Because I usually arrive on December 23rd and there are dozens of gifts from Amazon that need immediate wrapping, I usually make a pan of gingerbread to bring and call it a day. But also my parents are usually monopolizing their small-ish kitchen with eel prepartion and that’s enough for me to stay the heck out of there. This year I arrive on December 22nd and I have a whole extra 24 hours to play with, so I thought I would make something a little more interesting for Christmas Eve, something that showcases the kind of food I love to share. I immediately thought of this Brussels sprout leaf salad, which is such a different and delicious way to eat this incredibly nutritious and tasty vegetable that seems to get roasted more than anything else. I also think it’s just perfect for Christmastime because the green from the leaves and the red from the dried cherries are just so festive. The blanched leaves do not taste much like brussels sprouts at all, but in fact very neutral. The salad goes beautifully with turkey, pork, beef and fish. I would normally not recommend making this salad for an enormous crowd since you have to core each sprout and separate all the leaves for blanching. But I have it pretty well down to 30 seconds a sprout, with 2 pounds taking me about 20 minutes. My sisters, my daughters and I can likely tackle 10 pounds of sprouts at the kitchen table and catch up on all the gossip. We’ll do all the prep the day before, as well as make the vinaigrette and I’ll dress the salad just before serving on Christmas Eve.
So it looks like I’m starting a new tradition, which is that you can bring a salad if you want, especially if you are trying to get your family to eat more healthfully. But for the record, I am absolutely, positively, most definitely NOT pregnant!
Author: Pamela, adapted from La Grande Orange Cafe as printed in the Los Angeles Times
2 pounds Brussels sprouts, washed, cored and leaves separated (discard the core)
1 Tablespoon finely chopped shallot or 1 teaspoon minced garlic
1 teaspoon lemon zest (do not omit this – it makes the salad!)
2 Tablespoons lemon juice
1 Tablespoon raw honey or maple syrup
1 teaspoon whole grain or Dijon mustard
½ cup unrefined, cold-pressed extra-virgin olive oil
1 teaspoon sea salt
Freshly ground black pepper
6 Tablespoons dried cherries or cranberries
6 Tablespoons whole raw almonds, toasted and chopped or sliced
Prepare a large bowl of ice water. In a large pot of salted (about 1 Tablespoon kosher salt) boiling water, blanch the brussels sprout leaves just until they are a vibrant green and barely tender (less than 2 minutes). Drain and immediately submerge in the ice water to stop the cooking. Drain and dry well. You can do this in a salad spinner.
In a small bowl, whisk together the shallot, lemon zest and juice, honey, mustard, sea salt and pepper. Continue whisking while slowly drizzling in the olive oil until the oil is emulsified or put everything in a screw-top jar and shake vigorously.
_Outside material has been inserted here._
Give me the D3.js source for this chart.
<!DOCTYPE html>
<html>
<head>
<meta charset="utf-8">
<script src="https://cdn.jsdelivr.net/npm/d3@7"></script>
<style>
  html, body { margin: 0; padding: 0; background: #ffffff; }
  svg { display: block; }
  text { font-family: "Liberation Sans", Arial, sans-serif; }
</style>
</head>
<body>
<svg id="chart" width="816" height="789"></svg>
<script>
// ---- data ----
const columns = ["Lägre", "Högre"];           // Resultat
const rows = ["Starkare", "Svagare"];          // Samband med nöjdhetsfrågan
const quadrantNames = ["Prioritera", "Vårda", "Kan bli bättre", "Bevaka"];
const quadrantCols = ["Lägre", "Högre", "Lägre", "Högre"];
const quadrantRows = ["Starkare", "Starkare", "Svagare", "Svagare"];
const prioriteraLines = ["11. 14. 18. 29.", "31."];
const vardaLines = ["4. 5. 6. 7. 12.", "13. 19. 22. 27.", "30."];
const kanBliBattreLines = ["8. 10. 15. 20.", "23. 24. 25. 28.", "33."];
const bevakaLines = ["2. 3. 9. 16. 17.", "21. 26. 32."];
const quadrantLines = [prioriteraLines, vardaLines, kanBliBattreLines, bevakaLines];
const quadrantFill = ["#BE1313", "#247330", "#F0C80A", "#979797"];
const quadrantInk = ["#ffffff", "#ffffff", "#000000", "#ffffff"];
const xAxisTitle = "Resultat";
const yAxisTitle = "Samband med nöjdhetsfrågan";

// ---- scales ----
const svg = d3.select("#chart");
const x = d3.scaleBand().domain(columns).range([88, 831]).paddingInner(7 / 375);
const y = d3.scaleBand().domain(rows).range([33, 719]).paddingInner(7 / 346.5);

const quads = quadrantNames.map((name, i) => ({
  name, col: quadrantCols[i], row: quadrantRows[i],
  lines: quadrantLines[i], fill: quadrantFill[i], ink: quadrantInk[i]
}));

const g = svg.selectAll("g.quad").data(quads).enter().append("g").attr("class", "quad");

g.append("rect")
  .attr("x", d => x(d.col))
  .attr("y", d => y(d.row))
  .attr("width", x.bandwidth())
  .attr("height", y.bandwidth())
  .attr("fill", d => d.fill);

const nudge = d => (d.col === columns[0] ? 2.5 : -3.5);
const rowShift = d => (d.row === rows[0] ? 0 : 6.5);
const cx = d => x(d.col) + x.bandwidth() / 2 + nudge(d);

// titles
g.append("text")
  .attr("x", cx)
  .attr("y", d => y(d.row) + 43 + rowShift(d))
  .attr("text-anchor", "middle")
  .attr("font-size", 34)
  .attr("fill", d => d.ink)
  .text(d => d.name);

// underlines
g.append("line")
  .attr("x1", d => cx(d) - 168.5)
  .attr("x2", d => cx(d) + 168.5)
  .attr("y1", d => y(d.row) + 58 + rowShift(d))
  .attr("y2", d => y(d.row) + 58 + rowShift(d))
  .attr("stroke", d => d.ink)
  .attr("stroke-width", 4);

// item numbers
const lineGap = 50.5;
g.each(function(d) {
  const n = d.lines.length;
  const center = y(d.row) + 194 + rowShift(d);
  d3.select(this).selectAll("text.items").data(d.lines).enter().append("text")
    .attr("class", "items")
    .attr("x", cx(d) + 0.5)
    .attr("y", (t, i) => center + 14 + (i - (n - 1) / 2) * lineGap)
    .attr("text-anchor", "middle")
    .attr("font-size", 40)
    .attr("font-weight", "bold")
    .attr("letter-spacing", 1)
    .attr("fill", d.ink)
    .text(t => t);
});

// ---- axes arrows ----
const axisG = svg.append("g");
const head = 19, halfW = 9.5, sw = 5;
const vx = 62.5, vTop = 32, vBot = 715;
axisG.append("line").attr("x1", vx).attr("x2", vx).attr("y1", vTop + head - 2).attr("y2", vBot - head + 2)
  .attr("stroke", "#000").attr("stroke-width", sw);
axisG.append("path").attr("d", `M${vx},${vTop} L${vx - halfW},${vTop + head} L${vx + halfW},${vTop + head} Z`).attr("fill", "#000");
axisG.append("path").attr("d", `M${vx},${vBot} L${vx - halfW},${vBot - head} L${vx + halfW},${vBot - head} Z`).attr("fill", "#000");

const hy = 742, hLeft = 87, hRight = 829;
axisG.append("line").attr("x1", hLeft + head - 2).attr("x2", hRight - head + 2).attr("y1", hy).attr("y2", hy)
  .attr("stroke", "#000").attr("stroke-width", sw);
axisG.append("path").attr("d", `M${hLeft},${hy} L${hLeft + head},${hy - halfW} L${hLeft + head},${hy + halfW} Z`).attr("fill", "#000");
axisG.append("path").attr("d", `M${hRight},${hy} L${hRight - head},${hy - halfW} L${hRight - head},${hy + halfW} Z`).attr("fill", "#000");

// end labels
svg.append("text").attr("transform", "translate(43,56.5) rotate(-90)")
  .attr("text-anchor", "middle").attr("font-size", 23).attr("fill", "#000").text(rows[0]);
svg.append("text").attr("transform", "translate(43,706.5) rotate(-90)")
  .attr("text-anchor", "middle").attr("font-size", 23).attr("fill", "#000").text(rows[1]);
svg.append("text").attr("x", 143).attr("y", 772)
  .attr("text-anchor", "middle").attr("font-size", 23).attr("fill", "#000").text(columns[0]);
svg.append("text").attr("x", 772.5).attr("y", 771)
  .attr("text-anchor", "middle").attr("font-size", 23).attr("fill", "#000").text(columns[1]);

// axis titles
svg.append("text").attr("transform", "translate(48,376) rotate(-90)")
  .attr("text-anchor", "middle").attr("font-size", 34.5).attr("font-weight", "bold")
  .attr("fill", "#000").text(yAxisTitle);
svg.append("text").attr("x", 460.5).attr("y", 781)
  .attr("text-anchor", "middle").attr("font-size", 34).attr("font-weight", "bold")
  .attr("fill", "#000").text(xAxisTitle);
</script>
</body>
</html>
In a large serving bowl, toss the Brussels sprout leaves, dried cherries, almonds and just enough vinaigrette to lightly moisten. Taste for seasoning and serve.
Hazelnuts or pecans can be substituted for the almonds. Dried blueberries can be substituted for the dried cherries, so can pomegranate seeds. Diced, roasted beets are a complementary addition. Shaved Manchego cheese can be added, as done in the original.